By: Matthew Scott
April 14, 2010
As we all know, the Great Recession has created some of the worst economic conditions in recent American history, with painfully high unemployment and rising mortgage defaults just two of many problems. But now there is some positive news, however slight: The financial mess appears to have inspired Americans to adopt better financial behavior, according to results of the latest Consumer Financial Literacy Survey from the National Foundation of Credit Counseling.
The survey says the percentage of people who claim to keep close track of their spending has risen to 43% from 39% in 2007. It also shows the percentage of adults with savings outside of their retirement plans has increased to 67% in 2010 from 63% in 2007.
Troubling Patterns Remain
"Sometimes it takes hitting bottom to facilitate change," says Susan C. Keating, president and CEO of the NFCC. "We are encouraged by the positive developments, but nonetheless remain concerned about the many areas where the survey exposed continued financial deficiencies."

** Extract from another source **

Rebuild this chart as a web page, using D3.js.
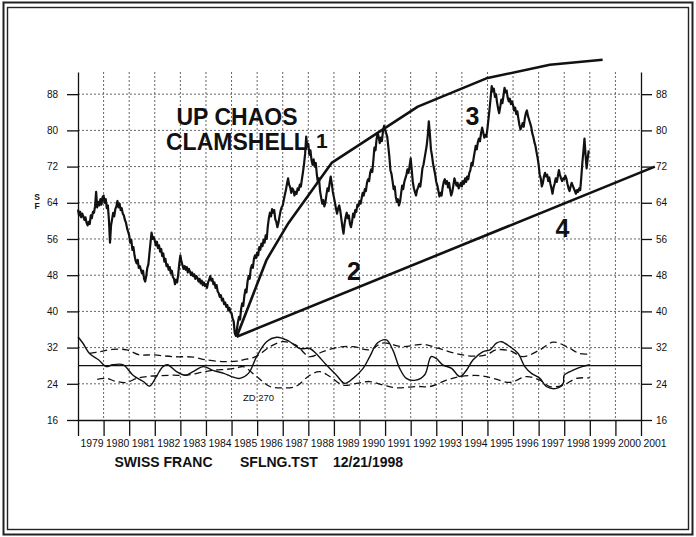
<!DOCTYPE html>
<html>
<head>
<meta charset="utf-8">
<script src="https://cdn.jsdelivr.net/npm/d3@7"></script>
<style>
  body { margin: 0; background: #fff; }
  svg { display: block; font-family: "Liberation Sans", Arial, Helvetica, sans-serif; }
</style>
</head>
<body>
<svg id="chart" width="696" height="537"></svg>
<script>
const WIDTH = 696;
const HEIGHT = 537;
const PLOT_LEFT = 78; //left axis
const PLOT_RIGHT = 641; //right axis
const PLOT_TOP = 72; //top of the axes
const PLOT_BOTTOM = 420; //value 16

// data
const years = d3.range(1979, 2002); //tick years 1979..2001
const yTicks = [16, 24, 32, 40, 48, 56, 64, 72, 80, 88];
const PRICE_START = 1979;
const PRICE_STEPS = 24; //values per year
const price = [
  62.5, 61.2, 62.0, 60.8, 61.6, 61.0, 60.2, 60.8, 59.6, 59.0, 59.8, 59.3, 61.2, 60.6, 62.0, 61.8, 63.2, 66.4, 63.0, 64.2, 63.4, 64.8, 63.6, 65.2, //1979
  65.6, 64.0, 64.8, 62.8, 63.4, 60.2, 55.2, 59.0, 60.4, 61.8, 61.0, 62.6, 63.2, 64.4, 63.0, 63.8, 62.4, 62.8, 61.6, 61.2, 60.2, 59.6, 58.4, 57.6, //1980
  56.8, 55.2, 55.8, 53.6, 54.2, 52.4, 51.2, 50.6, 51.4, 49.6, 50.0, 49.2, 48.4, 49.0, 47.2, 46.6, 47.8, 49.6, 50.4, 52.8, 55.2, 57.4, 56.0, 56.4, //1981
  55.6, 54.6, 55.4, 54.0, 54.6, 53.2, 53.8, 52.2, 52.8, 51.0, 51.6, 50.0, 50.4, 49.2, 49.8, 48.4, 49.0, 47.6, 47.2, 46.0, 47.0, 46.4, 48.2, 50.6, //1982
  52.4, 51.0, 50.2, 49.4, 50.0, 49.2, 49.8, 48.6, 49.4, 48.8, 48.0, 48.6, 47.8, 48.2, 47.2, 47.8, 47.4, 46.6, 47.2, 46.2, 46.8, 45.8, 46.4, 45.6, //1983
  46.0, 45.2, 46.4, 47.0, 47.8, 46.8, 47.2, 46.0, 46.4, 45.2, 45.8, 44.4, 44.0, 43.2, 43.6, 42.4, 42.8, 41.6, 42.0, 41.0, 41.4, 40.2, 40.8, 39.8, //1984
  39.6, 38.4, 37.8, 35.2, 34.6, 36.0, 37.6, 38.8, 38.2, 40.6, 41.8, 41.2, 43.4, 44.8, 44.2, 46.6, 47.8, 47.2, 49.4, 50.2, 49.6, 51.6, 52.4, 51.8, //1985
  53.0, 52.4, 54.2, 53.6, 55.0, 54.4, 55.8, 55.2, 56.8, 56.0, 58.8, 60.6, 61.8, 61.0, 62.6, 61.8, 62.4, 60.4, 59.8, 58.6, 59.6, 61.0, 62.2, 63.0, //1986
  63.4, 64.6, 65.8, 66.8, 68.2, 69.4, 68.0, 67.4, 66.2, 67.2, 66.8, 65.6, 66.4, 66.0, 67.2, 66.8, 68.0, 67.6, 69.2, 70.8, 72.6, 74.8, 78.6, 76.4, //1987
  77.0, 74.6, 75.6, 73.4, 72.4, 73.6, 72.0, 72.8, 70.2, 68.6, 69.4, 66.6, 65.2, 63.8, 64.6, 63.2, 64.0, 65.8, 67.2, 66.6, 68.4, 69.8, 68.2, 66.4, //1988
  65.2, 64.0, 62.6, 61.6, 62.8, 63.4, 62.2, 60.4, 58.6, 57.2, 59.4, 60.8, 61.8, 60.6, 61.2, 59.4, 58.6, 59.8, 61.6, 60.8, 62.4, 62.0, 63.6, 63.2, //1989
  64.4, 63.8, 65.0, 66.2, 65.6, 67.0, 66.6, 68.4, 69.2, 68.8, 70.6, 71.4, 70.8, 73.4, 76.2, 75.6, 78.0, 79.4, 78.6, 77.2, 78.4, 77.6, 79.8, 81.0, //1990
  80.2, 79.4, 78.6, 76.4, 74.2, 71.2, 70.4, 68.8, 67.0, 67.6, 65.4, 64.2, 64.8, 63.4, 64.2, 66.0, 67.8, 67.0, 68.6, 69.4, 70.2, 71.4, 70.6, 72.2, //1991
  73.8, 71.2, 68.6, 67.2, 66.4, 65.6, 66.8, 67.4, 68.2, 67.6, 69.4, 71.6, 72.4, 73.8, 75.2, 76.6, 78.8, 82.0, 79.2, 75.8, 74.4, 72.6, 71.4, 70.2, //1992
  68.6, 67.8, 66.6, 65.4, 66.2, 65.6, 67.4, 68.6, 69.2, 68.2, 68.8, 67.4, 68.4, 66.8, 65.6, 66.4, 67.8, 69.4, 68.6, 67.8, 68.4, 67.2, 67.8, 68.4, //1993
  67.6, 68.8, 68.2, 69.4, 68.6, 69.8, 69.2, 70.6, 71.2, 72.8, 72.2, 73.8, 75.2, 76.6, 75.8, 77.4, 78.2, 77.6, 79.4, 80.6, 79.6, 78.4, 79.0, 78.6, //1994
  80.4, 82.6, 84.8, 87.2, 89.8, 88.6, 89.2, 87.4, 88.0, 86.2, 84.8, 83.8, 85.2, 86.8, 86.0, 87.6, 89.4, 88.4, 88.8, 87.2, 86.4, 87.0, 85.8, 86.4, //1995
  85.6, 84.4, 85.0, 83.6, 84.2, 82.6, 81.2, 80.2, 80.8, 81.6, 80.8, 82.6, 83.8, 84.4, 83.2, 82.4, 81.6, 80.8, 79.4, 78.6, 77.4, 76.6, 75.2, 74.0, //1996
  72.4, 70.2, 69.4, 67.6, 68.4, 69.8, 70.6, 69.8, 70.2, 68.8, 69.6, 68.2, 67.2, 66.0, 67.4, 68.2, 69.4, 68.6, 69.8, 71.2, 70.2, 69.4, 68.8, 69.4, //1997
  69.2, 70.0, 69.4, 68.2, 67.2, 66.6, 67.6, 68.4, 67.8, 67.2, 66.6, 66.0, 66.8, 66.4, 67.2, 66.8, 69.6, 72.8, 75.4, 78.2, 74.6, 71.6, 73.8, 75.6  //1998
];
// zero-line oscillator (ZD 270) and its two dashed bands, [year, value]
const oscLine = [[1979.0,34.4],[1979.2,32.9],[1979.45,30.7],[1979.8,29.3],[1980.1,27.8],[1980.35,28.2],[1980.77,28.2],[1981.15,25.9],[1981.55,24.5],[1981.8,23.5],[1982.06,25.6],[1982.32,27.8],[1982.5,28.2],[1982.85,26.7],[1983.2,25.9],[1983.5,26.7],[1983.9,27.8],[1984.3,26.9],[1984.7,26.3],[1985.0,25.6],[1985.33,25.2],[1985.66,26.3],[1985.98,30],[1986.37,33.3],[1986.77,34.3],[1987.22,33.5],[1987.67,31.8],[1988.06,31.8],[1988.3,30.7],[1988.7,28.2],[1989.1,25.9],[1989.42,24.1],[1989.75,25.2],[1990.14,27.4],[1990.4,30],[1990.7,33],[1991.05,33.7],[1991.3,31.5],[1991.57,27.4],[1991.83,25.2],[1992.2,24.8],[1992.55,26],[1992.8,30],[1993.0,29.6],[1993.25,28.2],[1993.6,27.4],[1993.92,25.6],[1994.18,27],[1994.44,29.3],[1994.83,31.1],[1995.1,31.5],[1995.35,33],[1995.55,33.3],[1995.88,32.2],[1996.2,30.7],[1996.46,27.8],[1996.72,26.3],[1997.05,25.2],[1997.3,23.4],[1997.7,23],[1997.96,24.1],[1998.0,25.9],[1998.35,27],[1998.7,27.8],[1999.0,28.2]];
const oscUpper = [[1979.45,30.7],[1979.85,31.1],[1980.35,31.6],[1980.9,31.5],[1981.4,30.4],[1981.9,30.4],[1982.7,30],[1983.5,29.9],[1984.0,29.3],[1984.7,28.9],[1985.2,29.0],[1985.46,29.3],[1985.98,30.1],[1986.5,32.2],[1987.0,33.3],[1987.5,32.6],[1988.05,30],[1988.57,31.1],[1989.2,32.1],[1989.75,32.2],[1990.4,31.5],[1990.9,33],[1991.7,32.2],[1992.5,32.7],[1993.1,31.8],[1993.75,30.7],[1994.44,30.1],[1994.96,30.4],[1995.35,31.5],[1995.88,31.3],[1996.4,30],[1997.05,31.5],[1997.57,33.2],[1998.1,32.2],[1998.6,30.7],[1999.0,30.6]];
const oscLower = [[1979.75,25],[1980.1,25.2],[1980.5,24.5],[1980.9,24.3],[1981.3,25.2],[1981.7,25.6],[1982.2,25.8],[1982.7,25.9],[1983.25,25.9],[1983.8,26.5],[1984.3,27],[1984.8,27.2],[1985.2,27.5],[1985.46,27.8],[1985.98,25.6],[1986.5,23.4],[1987.0,23.1],[1987.5,23.4],[1988.06,25.9],[1988.45,26.7],[1988.84,25.6],[1989.36,23.7],[1989.89,24.1],[1990.4,24.5],[1990.93,23.7],[1991.45,23.1],[1992.23,23.4],[1992.75,23.4],[1993.4,24.8],[1993.92,25.6],[1994.7,25.8],[1995.23,25.2],[1995.88,24.3],[1996.53,25.6],[1997.05,24.8],[1997.44,23.4],[1997.96,23.7],[1998.48,25.2],[1999.0,25.3]];
const zeroLevel = 28;
// clamshell lines
const clamUpper = [[1985.2,34.4],[1986.37,51.4],[1987.22,59.5],[1988.91,72.8],[1992.28,85.25],[1994.96,91.5],[1997.44,94.5],[1999.5,95.6]];
const clamLower = [[1985.2,34.4],[2001.54,72.0]];
const waveLabels = [["1",1988.53,76.0],["2",1989.78,46.9],["3",1994.41,81.2],["4",1997.93,56.5]];

var xScale = d3.scaleLinear().domain([1979, 2001]).range([PLOT_LEFT, PLOT_RIGHT]);
var yScale = d3.scaleLinear().domain([16, 92.9]).range([PLOT_BOTTOM, PLOT_TOP]);

var svg = d3.select("#chart");

// double frame round the page
svg.append("rect").attr("x", 3.5).attr("y", 2.5).attr("width", WIDTH - 7).attr("height", HEIGHT - 5)
  .attr("fill", "none").attr("stroke", "#222").attr("stroke-width", 2);
svg.append("rect").attr("x", 7.5).attr("y", 7.5).attr("width", WIDTH - 15).attr("height", HEIGHT - 15)
  .attr("fill", "none").attr("stroke", "#222").attr("stroke-width", 1.4);

// dotted grid
var grid = svg.append("g").attr("stroke", "#555").attr("stroke-width", 0.9).attr("stroke-dasharray", "2,2");
grid.selectAll(".vgrid")
  .data(years.slice(1, -1))
  .enter().append("line")
  .attr("x1", d => xScale(d)).attr("x2", d => xScale(d))
  .attr("y1", PLOT_TOP).attr("y2", PLOT_BOTTOM);
grid.selectAll(".hgrid")
  .data(yTicks.slice(1))
  .enter().append("line")
  .attr("x1", PLOT_LEFT).attr("x2", PLOT_RIGHT)
  .attr("y1", d => yScale(d)).attr("y2", d => yScale(d));

// axes
var leftAxis = svg.append("g")
  .attr("transform", "translate(" + PLOT_LEFT + ",0)")
  .call(d3.axisLeft(yScale).tickValues(yTicks).tickSize(11).tickSizeOuter(0).tickPadding(9));
var rightAxis = svg.append("g")
  .attr("transform", "translate(" + PLOT_RIGHT + ",0)")
  .call(d3.axisRight(yScale).tickValues(yTicks).tickSize(11).tickSizeOuter(0).tickPadding(4));
var bottomAxis = svg.append("g")
  .attr("transform", "translate(0," + PLOT_BOTTOM + ")")
  .call(d3.axisBottom(xScale).tickValues(years).tickFormat(d3.format("d")).tickSize(16).tickSizeOuter(0));
bottomAxis.selectAll("text") //labels sit just right of each tick
  .attr("text-anchor", "start")
  .attr("x", 2)
  .attr("y", 26.5)
  .attr("dy", 0)
  .style("font-size", "10.4px");
[leftAxis, rightAxis, bottomAxis].forEach(a => {
  a.selectAll("path, line").attr("stroke", "#111").attr("stroke-width", 1.3);
  a.selectAll("text").attr("fill", "#111").style("font-family", "inherit");
});
leftAxis.selectAll("text").style("font-size", "10px");
rightAxis.selectAll("text").style("font-size", "10px");

// S F label
svg.append("text").attr("x", 37).attr("y", 199.5).attr("text-anchor", "middle")
  .style("font-size", "8.5px").style("font-weight", "bold").attr("fill", "#111").text("S");
svg.append("text").attr("x", 37).attr("y", 208.5).attr("text-anchor", "middle")
  .style("font-size", "8.5px").style("font-weight", "bold").attr("fill", "#111").text("F");

// oscillator
var oscPath = d3.line().x(d => xScale(d[0])).y(d => yScale(d[1])).curve(d3.curveCatmullRom);
svg.append("line")
  .attr("x1", PLOT_LEFT).attr("x2", PLOT_RIGHT)
  .attr("y1", yScale(zeroLevel)).attr("y2", yScale(zeroLevel))
  .attr("stroke", "#111").attr("stroke-width", 1.3);
svg.append("path").datum(oscUpper).attr("d", oscPath)
  .attr("fill", "none").attr("stroke", "#111").attr("stroke-width", 1.3).attr("stroke-dasharray", "7,4");
svg.append("path").datum(oscLower).attr("d", oscPath)
  .attr("fill", "none").attr("stroke", "#111").attr("stroke-width", 1.3).attr("stroke-dasharray", "7,4");
svg.append("path").datum(oscLine).attr("d", oscPath)
  .attr("fill", "none").attr("stroke", "#111").attr("stroke-width", 1.4);
svg.append("text").attr("x", 243).attr("y", 400.5)
  .style("font-size", "9.5px").attr("fill", "#111").text("ZD 270");

// price
var priceLine = d3.line()
  .x((d, i) => xScale(PRICE_START + i / PRICE_STEPS))
  .y(d => yScale(d));
svg.append("path").datum(price).attr("d", priceLine)
  .attr("fill", "none").attr("stroke", "#111").attr("stroke-width", 2.2).attr("stroke-linejoin", "round");

// clamshell lines
var clamPath = d3.line().x(d => xScale(d[0])).y(d => yScale(d[1]));
[clamUpper, clamLower].forEach(c => {
  svg.append("path").datum(c).attr("d", clamPath)
    .attr("fill", "none").attr("stroke", "#111").attr("stroke-width", 2.6).attr("stroke-linejoin", "round");
});

// titles
svg.append("text").attr("x", 176.5).attr("y", 125)
  .style("font-size", "23px").style("font-weight", "bold").attr("fill", "#111").text("UP CHAOS");
svg.append("text").attr("x", 166).attr("y", 150)
  .style("font-size", "23px").style("font-weight", "bold").attr("fill", "#111").text("CLAMSHELL");
svg.selectAll(".wave")
  .data(waveLabels)
  .enter().append("text")
  .attr("x", d => xScale(d[1])).attr("y", d => yScale(d[2]))
  .attr("text-anchor", "middle")
  .style("font-size", d => d[0] === "1" ? "21px" : "25px")
  .style("font-weight", "bold").attr("fill", "#111")
  .text(d => d[0]);

// caption
const caption = [["SWISS FRANC", 114.5], ["SFLNG.TST", 240], ["12/21/1998", 333]];
svg.selectAll(".caption")
  .data(caption)
  .enter().append("text")
  .attr("x", d => d[1]).attr("y", 467)
  .style("font-size", "14px").style("font-weight", "bold").attr("fill", "#111")
  .text(d => d[0]);
</script>
</body>
</html>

Even though the survey showed progress in two major areas, troubling patterns remained. More than half of the respondents (56%) say they still don't have a budget. And 30% reported that they have no savings at all. In fact, the economic conditions have been so devastating that only 24% say they are now saving more money than they did a year ago.
"We still have a long way to go before Americans consider themselves financially literate," Keating says.